As we fire up the barbecue grill or assemble in the park for the best-ever fireworks display this Independence Day, reflect for a moment on the sacrifices made by our men and women in uniform to make this day possible.
My dad served in the U.S. Army during World War II as a military interpreter and translator. He attended school at the Military Intelligence Service Language School in a secret location in Savage, Minnesota and later at Fort Snelling. His overseas tour was with Merrill’s Marauders, a forerunner to today’s special forces Army Rangers, in Burma (now Myanmar). He didn’t brag about his service, but often spoke to school groups and helped individual students to write research papers about his work and the racial discrimination that he and his peers eventually overcame.
My uncle earned awards of valor as a Marine Corps aviator in World War II and the Korean War, and command assignments during the Vietnam War.
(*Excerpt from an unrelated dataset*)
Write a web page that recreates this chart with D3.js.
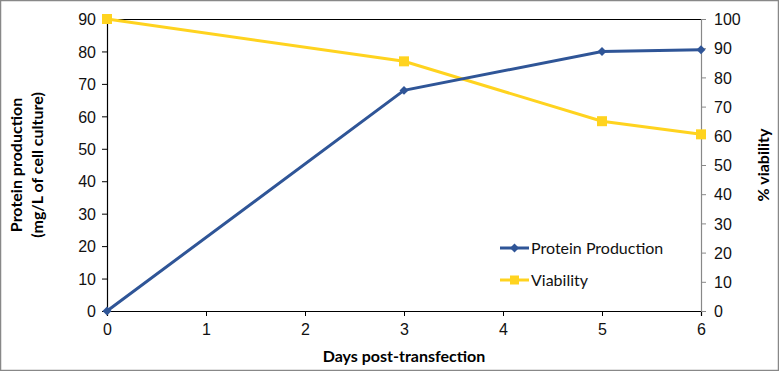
<!DOCTYPE html>
<html>
<head>
<meta charset="utf-8">
<script src="https://cdn.jsdelivr.net/npm/d3@7"></script>
<style>
  body { margin: 0; background: #fff; }
  svg { font-family: Lato, "Open Sans", sans-serif; }
  .tick text { font-size: 16px; fill: #111; }
</style>
</head>
<body>
<svg width="779" height="371"></svg>
<script>
const days = [0, 3, 5, 6];
const protein = [0, 68, 80, 80.5];
const viability = [100, 85.5, 65, 60.5];
const xTicks = [0, 1, 2, 3, 4, 5, 6];
const leftTicks = [0, 10, 20, 30, 40, 50, 60, 70, 80, 90];
const rightTicks = [0, 10, 20, 30, 40, 50, 60, 70, 80, 90, 100];

const svg = d3.select('svg');
const margin = { top: 19, left: 107, right: 78, bottom: 60 };
const width = +svg.attr('width') - margin.left - margin.right;
const height = +svg.attr('height') - margin.top - margin.bottom;

const blue = '#2F5597';
const yellow = '#FFD31F';

// outer border
svg.append('rect')
    .attr('x', 0.5).attr('y', 0.5)
    .attr('width', 778).attr('height', 370)
    .attr('fill', 'none').attr('stroke', '#888').attr('stroke-width', 1.5);

const g = svg.append('g').attr('transform', `translate(${margin.left}, ${margin.top})`);

const x = d3.scaleLinear().domain([0, 6]).range([0, width]);
const yL = d3.scaleLinear().domain([0, 90]).range([height, 0]);
const yR = d3.scaleLinear().domain([0, 100]).range([height, 0]);

// top border of plot area
g.append('line')
    .attr('x1', 0).attr('x2', width).attr('y1', 0.5).attr('y2', 0.5)
    .attr('stroke', '#000');

g.append('g')
    .attr('transform', `translate(0, ${height})`)
    .call(d3.axisBottom(x).tickValues(xTicks).tickFormat(d3.format('d')).tickSize(5).tickPadding(8))
    .call(a => a.selectAll('.domain, .tick line').attr('stroke', '#000'));

g.append('g')
    .call(d3.axisLeft(yL).tickValues(leftTicks).tickSize(5).tickPadding(6))
    .call(a => a.selectAll('.domain, .tick line').attr('stroke', '#000'))
    .call(a => a.selectAll('.tick text').attr('dy', '0.36em'));

g.append('g')
    .attr('transform', `translate(${width}, 0)`)
    .call(d3.axisRight(yR).tickValues(rightTicks).tickSize(5).tickPadding(8))
    .call(a => a.selectAll('.domain, .tick line').attr('stroke', '#888'))
    .call(a => a.selectAll('.tick text').attr('dy', '0.36em'));

g.selectAll('.domain').attr('stroke-width', 1.2);

// axis titles
svg.append('text')
    .attr('x', margin.left + width / 2).attr('y', 362)
    .attr('text-anchor', 'middle')
    .style('font-size', '16px').style('font-weight', 'bold')
    .text('Days post-transfection');

const yt = svg.append('text')
    .attr('transform', `translate(22, ${margin.top + height / 2}) rotate(-90)`)
    .attr('text-anchor', 'middle')
    .style('font-size', '16px').style('font-weight', 'bold');
yt.append('tspan').attr('x', 0).attr('dy', 0).text('Protein production');
yt.append('tspan').attr('x', 0).attr('dy', 21).text('(mg/L of cell culture)');

svg.append('text')
    .attr('transform', `translate(769, ${margin.top + height / 2}) rotate(-90)`)
    .attr('text-anchor', 'middle')
    .style('font-size', '16px').style('font-weight', 'bold')
    .text('% viability');

// series
const pData = days.map((d, i) => ({ d, v: protein[i] }));
const vData = days.map((d, i) => ({ d, v: viability[i] }));

g.append('path')
    .datum(vData)
    .attr('fill', 'none').attr('stroke', yellow).attr('stroke-width', 3)
    .attr('d', d3.line().x(d => x(d.d)).y(d => yR(d.v)));

g.selectAll('.vmark')
    .data(vData).enter().append('rect')
    .attr('x', d => x(d.d) - 5).attr('y', d => yR(d.v) - 5)
    .attr('width', 10).attr('height', 10)
    .attr('fill', yellow);

g.append('path')
    .datum(pData)
    .attr('fill', 'none').attr('stroke', blue).attr('stroke-width', 3)
    .attr('d', d3.line().x(d => x(d.d)).y(d => yL(d.v)));

const diamond = d3.symbol().type(d3.symbolSquare).size(40);
g.selectAll('.pmark')
    .data(pData).enter().append('path')
    .attr('transform', d => `translate(${x(d.d)}, ${yL(d.v)}) rotate(45)`)
    .attr('d', diamond)
    .attr('fill', blue);

// legend
const legend = svg.append('g').attr('transform', 'translate(500, 248)');
const items = [
    { name: 'Protein Production', color: blue, shape: 'diamond' },
    { name: 'Viability', color: yellow, shape: 'square' }
];
items.forEach((it, i) => {
    const row = legend.append('g').attr('transform', `translate(0, ${i * 32})`);
    row.append('line')
        .attr('x1', 0).attr('x2', 29).attr('y1', 0).attr('y2', 0)
        .attr('stroke', it.color).attr('stroke-width', 3);
    if (it.shape === 'diamond') {
        row.append('path').attr('transform', 'translate(14.5, 0) rotate(45)').attr('d', diamond).attr('fill', it.color);
    } else {
        row.append('rect').attr('x', 10).attr('y', -4.5).attr('width', 9).attr('height', 9).attr('fill', it.color);
    }
    row.append('text')
        .attr('x', 31).attr('y', 0).attr('dy', '0.35em')
        .style('font-size', '16px').attr('fill', '#111')
        .text(it.name);
});
</script>
</body>
</html>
His wife, a nurse, in 1948 became the first Japanese American officer in the U.S. Navy. Uncle “Moose” (as in “as big as a moose”) was at once highly educated, a Southern gentleman, kind -- and a hellraiser, OO-RAH Marine. Chain of command aside, he was never shy about voicing his disagreements with Congress or his President, always with unassailable reasoning.
His son once suggested that flying private planes might be a good retirement passtime. My uncle's (likely salty) "no thanks" included a detailed explanation of why that idea had zero attraction whatsoever to someone who was familiar with the terror of landing on an aircraft carrier on the Pacific high seas, at night, during an apocalyptic tropical storm.
My friend Bill Wenmark was a corpsman in the Navy and Marine Corps during the Vietnam War. He is the former chairman and founder of the Twin Cities-based NOW Medical Centers. Bill was Senior Corpsman in an intensive care unit and the Petty Officer in charge of a battalion anesthesia section. His harrowing experiences on behalf of his country are reflected in what he recently told his friends that he would say to families of his combat patients:
“To all the families of the fallen I want you to know that when they cried out, 'corpsman up!' we came. I was able to save many of my Marines. When I failed, the last words of your son or daughters were told to me, a corpsman, or a medic, or someone trying to bring them back home alive. Many of the combat veterans living today heard these words.
“I want to tell you that their last words to me as they died were asking to see you, their mother, their father, their wife, their children, and their girlfriend. I want you to know that they did come home in a flag-draped coffin to a resting place of peace and in the secure hands of God. I want you to know that we who came home alive, live with this every day, just like you live every day, wishing your son or daughter were alive today. I want you to know that we think sometimes, 'Why them and not us?'"
With a zest for life today like few his age, Bill is often preparing for or returning from a New Year’s Day dive into Lake Minnetonka, racing on his mountain bike in Leadville, Utah, or running a marathon.
My friend Elizabeth is a young Marine wife who endured months of loneliness during her husband’s multiple tours of duty in Afghanistan. She coped thanks to a strong faith, her fellow Marine wives, and Facebook. Happily, her hubby is back and they are expecting their first child.
With members of our military and their families in mind, when the flag flies this Fourth of July and the Star-Spangled Banner plays before the game, with hand over heart, thank these fellow citizens for their sacrifices to keep the United States of America safe and free.